##### DATA SHOWN #####
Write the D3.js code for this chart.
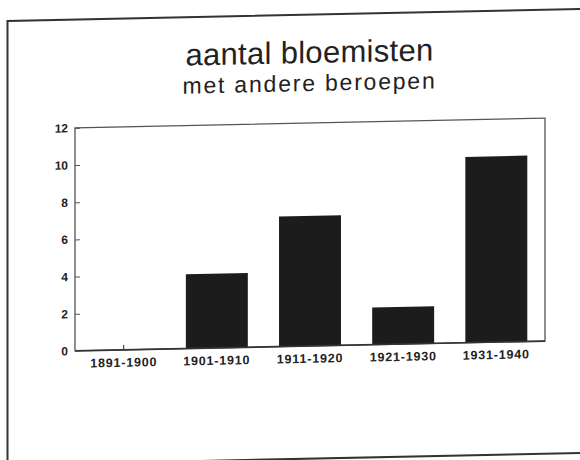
<!DOCTYPE html>
<html>
<head>
<meta charset="utf-8">
<script src="https://cdn.jsdelivr.net/npm/d3@7"></script>
<style>
  html, body { margin: 0; padding: 0; background: #fff; }
  svg { display: block; }
</style>
</head>
<body>
<svg id="chart" width="580" height="460"></svg>
<script>
// ---- data ----
const categories = ["1891-1900", "1901-1910", "1911-1920", "1921-1930", "1931-1940"];
const values = [0, 4, 7, 2, 10];
const yTicks = [0, 2, 4, 6, 8, 10, 12];
const titleText = "aantal bloemisten";
const subtitleText = "met andere beroepen";

// ---- layout ----
const W = 580, H = 460;
const plot = { left: 75, right: 545, top: 123, bottom: 346 };
const ink = "#222";
const font = "'Liberation Sans', Arial, Helvetica, sans-serif";

const svg = d3.select("#chart");
svg.append("rect").attr("width", W).attr("height", H).attr("fill", "#fff");

// slight skew of the scanned page
const g = svg.append("g")
  .attr("transform", `translate(0, ${310 * Math.tan(1.2 * Math.PI / 180)}) skewY(-1.2)`);

// outer frame
g.append("rect")
  .attr("x", 7.5).attr("y", 14.7)
  .attr("width", 590).attr("height", 444)
  .attr("fill", "none").attr("stroke", "#333").attr("stroke-width", 2);

// titles
g.append("text")
  .attr("x", 309.5).attr("y", 63)
  .attr("text-anchor", "middle")
  .attr("font-family", font).attr("font-size", 31)
  .attr("letter-spacing", 0.3)
  .attr("fill", ink)
  .text(titleText);

g.append("text")
  .attr("x", 309.5).attr("y", 91)
  .attr("text-anchor", "middle")
  .attr("font-family", font).attr("font-size", 23)
  .attr("letter-spacing", 1.8)
  .attr("fill", ink)
  .text(subtitleText);

// scales
const x = d3.scaleBand()
  .domain(categories)
  .range([plot.left, plot.right])
  .paddingInner(0.335)
  .paddingOuter(0.19);

const y = d3.scaleLinear()
  .domain([0, 12])
  .range([plot.bottom, plot.top]);

// plot box
g.append("rect")
  .attr("x", plot.left).attr("y", plot.top)
  .attr("width", plot.right - plot.left)
  .attr("height", plot.bottom - plot.top)
  .attr("fill", "none").attr("stroke", "#555").attr("stroke-width", 1.3);

// bars
g.append("g").selectAll("rect")
  .data(values.map((v, i) => ({ c: categories[i], v })))
  .join("rect")
  .attr("x", d => x(d.c))
  .attr("y", d => y(d.v))
  .attr("width", x.bandwidth())
  .attr("height", d => y(0) - y(d.v))
  .attr("fill", "#1c1c1c");

// tiny marker for zero-value bars
g.append("g").selectAll("line")
  .data(values.map((v, i) => ({ c: categories[i], v })).filter(d => d.v === 0))
  .join("line")
  .attr("x1", d => x(d.c) + x.bandwidth() / 2)
  .attr("x2", d => x(d.c) + x.bandwidth() / 2)
  .attr("y1", y(0)).attr("y2", y(0) - 5)
  .attr("stroke", "#444").attr("stroke-width", 1.2);

// baseline
g.append("line")
  .attr("x1", plot.left).attr("x2", plot.right)
  .attr("y1", y(0)).attr("y2", y(0))
  .attr("stroke", "#333").attr("stroke-width", 1.6);

// y axis
const yAxis = d3.axisLeft(y)
  .tickValues(yTicks)
  .tickSize(-5)
  .tickPadding(7)
  .tickFormat(d3.format("d"));

const ya = g.append("g")
  .attr("transform", `translate(${plot.left},0)`)
  .call(yAxis);
ya.select(".domain").remove();
ya.selectAll(".tick line").attr("stroke", "#555").attr("stroke-width", 1);
ya.selectAll(".tick text")
  .attr("font-family", font).attr("font-size", 12)
  .attr("font-weight", "bold").attr("fill", ink);

// x axis labels
const xAxis = d3.axisBottom(x).tickSize(0).tickPadding(8);
const xa = g.append("g")
  .attr("transform", `translate(0,${plot.bottom})`)
  .call(xAxis);
xa.select(".domain").remove();
xa.selectAll(".tick text")
  .attr("font-family", font).attr("font-size", 12.5)
  .attr("font-weight", "bold").attr("letter-spacing", 0.8)
  .attr("fill", ink);
</script>
</body>
</html>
#####
*REQUIREMENT*
Without including any picture, repeat the data exactly.

*SOLUTION TO THE EXERCISE*
Write the D3.js code for this chart.
<!DOCTYPE html>
<html>
<head>
<meta charset="utf-8">
<script src="https://cdn.jsdelivr.net/npm/d3@7"></script>
<style>
  html, body { margin: 0; padding: 0; background: #fff; }
  svg { display: block; }
</style>
</head>
<body>
<svg id="chart" width="580" height="460"></svg>
<script>
// ---- data ----
const categories = ["1891-1900", "1901-1910", "1911-1920", "1921-1930", "1931-1940"];
const values = [0, 4, 7, 2, 10];
const yTicks = [0, 2, 4, 6, 8, 10, 12];
const titleText = "aantal bloemisten";
const subtitleText = "met andere beroepen";

// ---- layout ----
const W = 580, H = 460;
const plot = { left: 75, right: 545, top: 123, bottom: 346 };
const ink = "#222";
const font = "'Liberation Sans', Arial, Helvetica, sans-serif";

const svg = d3.select("#chart");
svg.append("rect").attr("width", W).attr("height", H).attr("fill", "#fff");

// slight skew of the scanned page
const g = svg.append("g")
  .attr("transform", `translate(0, ${310 * Math.tan(1.2 * Math.PI / 180)}) skewY(-1.2)`);

// outer frame
g.append("rect")
  .attr("x", 7.5).attr("y", 14.7)
  .attr("width", 590).attr("height", 444)
  .attr("fill", "none").attr("stroke", "#333").attr("stroke-width", 2);

// titles
g.append("text")
  .attr("x", 309.5).attr("y", 63)
  .attr("text-anchor", "middle")
  .attr("font-family", font).attr("font-size", 31)
  .attr("letter-spacing", 0.3)
  .attr("fill", ink)
  .text(titleText);

g.append("text")
  .attr("x", 309.5).attr("y", 91)
  .attr("text-anchor", "middle")
  .attr("font-family", font).attr("font-size", 23)
  .attr("letter-spacing", 1.8)
  .attr("fill", ink)
  .text(subtitleText);

// scales
const x = d3.scaleBand()
  .domain(categories)
  .range([plot.left, plot.right])
  .paddingInner(0.335)
  .paddingOuter(0.19);

const y = d3.scaleLinear()
  .domain([0, 12])
  .range([plot.bottom, plot.top]);

// plot box
g.append("rect")
  .attr("x", plot.left).attr("y", plot.top)
  .attr("width", plot.right - plot.left)
  .attr("height", plot.bottom - plot.top)
  .attr("fill", "none").attr("stroke", "#555").attr("stroke-width", 1.3);

// bars
g.append("g").selectAll("rect")
  .data(values.map((v, i) => ({ c: categories[i], v })))
  .join("rect")
  .attr("x", d => x(d.c))
  .attr("y", d => y(d.v))
  .attr("width", x.bandwidth())
  .attr("height", d => y(0) - y(d.v))
  .attr("fill", "#1c1c1c");

// tiny marker for zero-value bars
g.append("g").selectAll("line")
  .data(values.map((v, i) => ({ c: categories[i], v })).filter(d => d.v === 0))
  .join("line")
  .attr("x1", d => x(d.c) + x.bandwidth() / 2)
  .attr("x2", d => x(d.c) + x.bandwidth() / 2)
  .attr("y1", y(0)).attr("y2", y(0) - 5)
  .attr("stroke", "#444").attr("stroke-width", 1.2);

// baseline
g.append("line")
  .attr("x1", plot.left).attr("x2", plot.right)
  .attr("y1", y(0)).attr("y2", y(0))
  .attr("stroke", "#333").attr("stroke-width", 1.6);

// y axis
const yAxis = d3.axisLeft(y)
  .tickValues(yTicks)
  .tickSize(-5)
  .tickPadding(7)
  .tickFormat(d3.format("d"));

const ya = g.append("g")
  .attr("transform", `translate(${plot.left},0)`)
  .call(yAxis);
ya.select(".domain").remove();
ya.selectAll(".tick line").attr("stroke", "#555").attr("stroke-width", 1);
ya.selectAll(".tick text")
  .attr("font-family", font).attr("font-size", 12)
  .attr("font-weight", "bold").attr("fill", ink);

// x axis labels
const xAxis = d3.axisBottom(x).tickSize(0).tickPadding(8);
const xa = g.append("g")
  .attr("transform", `translate(0,${plot.bottom})`)
  .call(xAxis);
xa.select(".domain").remove();
xa.selectAll(".tick text")
  .attr("font-family", font).attr("font-size", 12.5)
  .attr("font-weight", "bold").attr("letter-spacing", 0.8)
  .attr("fill", ink);
</script>
</body>
</html>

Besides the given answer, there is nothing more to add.